The Answer of Jesus to the Verdict of the Jerusalem Scribes and the Intervention of His Family. The introduction of this section would naturally link with Mark 3:6. Jesus returns home (presumably, to the house of Simon in Capernaum) after the second scene in the synagogue in Mark 3:1. Mk. has broken the thread of the original tradition in order to insert the list of the apostles. He certainly divides Mark 3:20 f. from Mark 3:31 in order to associate with the judgment of the relatives of Jesus the still more outrageous verdict of the scribes from Jerusalem. The statement that the relatives of Jesus thought Him beside Himself (perhaps in a state of unbalanced ecstacy), is peculiar to Mk:. It is, however, necessary as leading up to the closing incident of the chapter. The incident in which Jesus disowns His family is only intelligible in Mk. On the other hand, Mk. does not, like Matthew 12:22, cite a particular miracle as the occasion of the charge that Jesus was in league with the Evil One. He may regard the saying as a deliberate verdict of the official leaders of religion on the whole activity of Jesus. The relatives of Jesus doubted His sanity: the scribes denied His moral sincerity. [74] The reply to the scribes is given in parables (mentioned now for the first time). The scribal theory of exorcism was easy and convenient, but it implied an illogical division in the Satanic power. Since the overthrow of the spirits of evil is obvious, the advent of the higher power must be presupposed. Like one of the OT prophets, Jesus repudiates passionately the thoughtless denial of the purity of His inspiration. The sin against the Holy Ghost seems to lie in the intellectual laziness and moral insincerity which prefers to confound black and white, rather than recognise the coming of God in a new and unexpected quarter. Mk. may derive his version of the utterance of Jesus from Q (pp. 672, 675, 678). But it differs from the parallels in Mt. and Lk. at one or two points especially in Mark 3:28, sons of men, where Mt. and Lk. have a reference to the Son of Man. It is difficult to decide the question of priority (see Montefiore, i. 117). It is more important to recognise that Mk. seems to know some record or records of the teaching of Jesus from which he inserts sayings that bear on the points of special interest to himself and his readers. What Jesus said about exorcism concerns one of these points.

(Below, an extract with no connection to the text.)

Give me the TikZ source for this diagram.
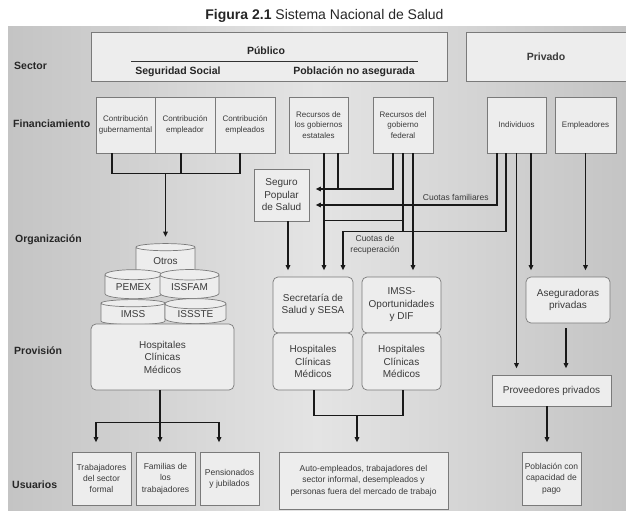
\documentclass[tikz,border=0pt]{standalone}
\usepackage{fontspec}
\setmainfont{Liberation Sans}
\usepackage{tikz}
\usetikzlibrary{shapes.geometric}
\usetikzlibrary{arrows.meta}
\definecolor{bgdark}{HTML}{C4C4C4}
\definecolor{bglight}{HTML}{E4E4E4}
\definecolor{boxfill}{HTML}{EDEDED}
\definecolor{boxline}{HTML}{7A7A7A}
\definecolor{txtgray}{HTML}{3A3A3A}
\newcommand{\fsz}[2]{\fontsize{#1}{#2}\selectfont}

\begin{document}
\begin{tikzpicture}[x=1pt, y=-1pt,
        box/.style={draw=boxline, fill=boxfill, line width=.7pt, align=center, text=txtgray, inner sep=1pt, font=\fsz{10}{12.5}},
        rbox/.style={box, rounded corners=5pt},
        cyl/.style={box, cylinder, shape border rotate=90, aspect=0.27},
        rowlabel/.style={anchor=west, inner sep=0pt, font=\bfseries\fsz{10.5}{12}, text=black!85},
        smalltxt/.style={font=\fsz{8}{10.5}},
        users/.style={font=\fsz{8.5}{11.3}},
        ln/.style={line width=1.3pt, black!90},
        arr/.style={ln, -{Triangle[length=5pt, width=4.5pt]}, shorten >=6.5pt}]
        \useasboundingbox (0,0) rectangle (626,514);
        \fill[left color=bgdark, right color=bgdark, middle color=bglight] (8,26) rectangle (626,510);
        \node[font=\fsz{14}{16}, text=black!85] (titulo) at (324.5,16) {\textbf{Figura 2.1} Sistema Nacional de Salud};

        \node[box, minimum width=356, minimum height=49] (publico) at (269,56.5) {};
        \node[font=\bfseries\fsz{10.5}{12}, text=black!85] (pubtxt) at (266,51) {Público};
        \draw[line width=.9pt, black!80] (131,61) -- (418,61);
        \node[font=\bfseries\fsz{10.5}{12}, text=black!85] (segsoc) at (178,72) {Seguridad Social};
        \node[font=\bfseries\fsz{10.5}{12}, text=black!85] (pobna) at (354,72) {Población no asegurada};
        \node[box, minimum width=160, minimum height=49, font=\bfseries\fsz{10.5}{12}] (privado) at (546,56.5) {Privado};

        \node[rowlabel] (lsector) at (14,66) {Sector};
        \node[rowlabel] (lfin) at (13,124) {Financiamiento};
        \node[rowlabel] (lorg) at (15,240) {Organización};
        \node[rowlabel] (lprov) at (14,351) {Provisión};
        \node[rowlabel] (luser) at (12,485) {Usuarios};

        \node[box, smalltxt, minimum width=59, minimum height=56] (cgub) at (125.5,125) {Contribución\\gubernamental};
        \node[box, smalltxt, minimum width=60, minimum height=56] (cemp) at (185,125) {Contribución\\empleador};
        \node[box, smalltxt, minimum width=60, minimum height=56] (cempl) at (245,125) {Contribución\\empleados};
        \node[box, smalltxt, minimum width=59, minimum height=56] (rest) at (318.5,125) {Recursos de\\los gobiernos\\estatales};
        \node[box, smalltxt, minimum width=60, minimum height=56] (rfed) at (403,125) {Recursos del\\gobierno\\federal};
        \node[box, smalltxt, minimum width=59, minimum height=56] (indiv) at (516.5,125) {Individuos};
        \node[box, smalltxt, minimum width=61, minimum height=56] (emple) at (585.5,125) {Empleadores};

        \node[box, minimum width=55, minimum height=52] (seguro) at (281.5,195) {Seguro\\Popular\\de Salud};

        \node[cyl, minimum width=59, minimum height=31] (otros) at (165.5,261.5) {Otros};
        \node[cyl, minimum width=57, minimum height=29] (pemex) at (133.5,287.5) {PEMEX};
        \node[cyl, minimum width=59, minimum height=29] (issfam) at (189.5,287.5) {ISSFAM};
        \node[cyl, minimum width=64, minimum height=25] (imss) at (133,314.5) {IMSS};
        \node[cyl, minimum width=61, minimum height=25] (issste) at (195.5,314.5) {ISSSTE};
        \node[rbox, minimum width=143, minimum height=66] (hosp) at (162.5,357) {Hospitales\\Clínicas\\Médicos};

        \node[rbox, minimum width=80, minimum height=56] (secre) at (313,305) {Secretaría de\\Salud y SESA};
        \node[rbox, minimum width=80, minimum height=57] (hospsec) at (313,361.5) {Hospitales\\Clínicas\\Médicos};
        \node[rbox, minimum width=79, minimum height=56] (imsso) at (401.5,305) {IMSS-\\Oportunidades\\y DIF};
        \node[rbox, minimum width=79, minimum height=57] (hospimss) at (401.5,361.5) {Hospitales\\Clínicas\\Médicos};

        \node[rbox, minimum width=84, minimum height=46] (asegur) at (568,300) {Aseguradoras\\privadas};
        \node[box, minimum width=119, minimum height=31] (provee) at (551.5,390.5) {Proveedores privados};

        \node[box, users, minimum width=59, minimum height=53] (trab) at (101.5,478.5) {Trabajadores\\del sector\\formal};
        \node[box, users, minimum width=59, minimum height=53] (famil) at (165.5,478.5) {Familias de\\los\\trabajadores};
        \node[box, users, minimum width=59, minimum height=53] (pensi) at (229.5,478.5) {Pensionados\\y jubilados};
        \node[box, users, minimum width=169, minimum height=57] (autoe) at (363.5,480.5) {Auto-empleados, trabajadores del\\sector informal, desempleados y\\personas fuera del mercado de trabajo};
        \node[box, users, minimum width=59, minimum height=53] (pobla) at (551.5,478.5) {Población con\\capacidad de\\pago};

        \draw[ln] ([xshift=-13.5pt]cgub.south) -- ++(0,20) coordinate (bc) -| ([xshift=-5pt]cempl.south);
        \draw[ln] ([xshift=-4pt]cemp.south) -- ++(0,20);
        \draw[arr] (otros.north |- bc) -- (otros.north);

        \draw[arr] ([xshift=5.5pt]rest.south) -- ([xshift=11pt]secre.north);
        \draw[ln] ([xshift=19.5pt]rest.south) -- ++(0,36);
        \draw[arr] ([xshift=-10pt]rfed.south) |- ([yshift=6pt]seguro.east);
        \draw[ln] (rfed.south) -- ++(0,78);
        \draw[ln] ([yshift=-67pt]rfed.south) -- ++(-79,0);
        \draw[arr] ([xshift=10pt]rfed.south) -- ([xshift=11.5pt]imsso.north);
        \draw[arr] ([xshift=6.5pt]seguro.south) -- ([xshift=6.5pt]seguro.south |- secre.north);

        \draw[arr] ([xshift=-19.5pt]indiv.south) |- node[pos=0.61, above, users, text=txtgray] (cuotasfam) {Cuotas familiares} ([yshift=-10pt]seguro.east);
        \draw[arr] ([xshift=-10.5pt]indiv.south) -- ++(0,78) -| ([xshift=30pt]secre.north);
        \node[users, text=txtgray, align=center] (cuotasrec) at (375,245) {Cuotas de\\recuperación};
        \draw[arr] (indiv.south) -- (indiv.south |- provee.north);
        \draw[arr] ([xshift=14.5pt]indiv.south) -- ([xshift=14.5pt]indiv.south |- asegur.north);
        \draw[arr] (emple.south) -- (emple.south |- asegur.north);
        \draw[arr, shorten <=5pt] ([xshift=-2pt]asegur.south) -- ([xshift=-2pt]asegur.south |- provee.north);
        \draw[arr, shorten >=9.5pt] ([xshift=-4.5pt]provee.south) -- ([xshift=-4.5pt]provee.south |- pobla.north);

        \draw[ln] ([xshift=-2.5pt]hosp.south) -- ++(0,32) coordinate (bh);
        \draw[ln] ([xshift=-5.5pt]trab.north |- bh) -- ([xshift=-10.5pt]pensi.north |- bh);
        \draw[arr, shorten >=9.5pt] ([xshift=-5.5pt]trab.north |- bh) -- ([xshift=-5.5pt]trab.north);
        \draw[arr, shorten >=9.5pt] ([xshift=-5.5pt]famil.north |- bh) -- ([xshift=-5.5pt]famil.north);
        \draw[arr, shorten >=9.5pt] ([xshift=-10.5pt]pensi.north |- bh) -- ([xshift=-10.5pt]pensi.north);

        \draw[ln] ([xshift=1pt]hospsec.south) -- ++(0,25) coordinate (bm) -| ([xshift=1.5pt]hospimss.south);
        \draw[arr, shorten >=9.5pt] ([xshift=-6.5pt]autoe.north |- bm) -- ([xshift=-6.5pt]autoe.north);
    \end{tikzpicture}
\end{document}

[74] [Spitta suggests (a) that his friends (21) means not his relatives but his disciples, (b) that the subject of the verb rendered is beside himself is the crowd, which has fallen out of the text together with the miracles recorded by Mt. and Lk. A. J. GJ

Mark 3:22. Beelzebub lord of flies (cƒ. 2 Kings 1:2 *). The better reading is Beelzebul, the meaning of which is doubtful, perhaps Lord of dung or Lord of the habitation (see Swete).

Mark 3:31. The crowd that gathered in Mark 3:20 is still round Jesus, so His mother and brethren can reach Him only by sending a message. Jesus refuses to recognise their claim to interfere, and enlarges the bounds of the Holy Family to include as His kinsfolk all who do God's will. This incident, undoubtedly historic, is difficult to reconcile with the story of the Virgin Birth. The silence as to Joseph is sometimes attributed to dogmatic reasons, but is better explained by the probability that he was already dead.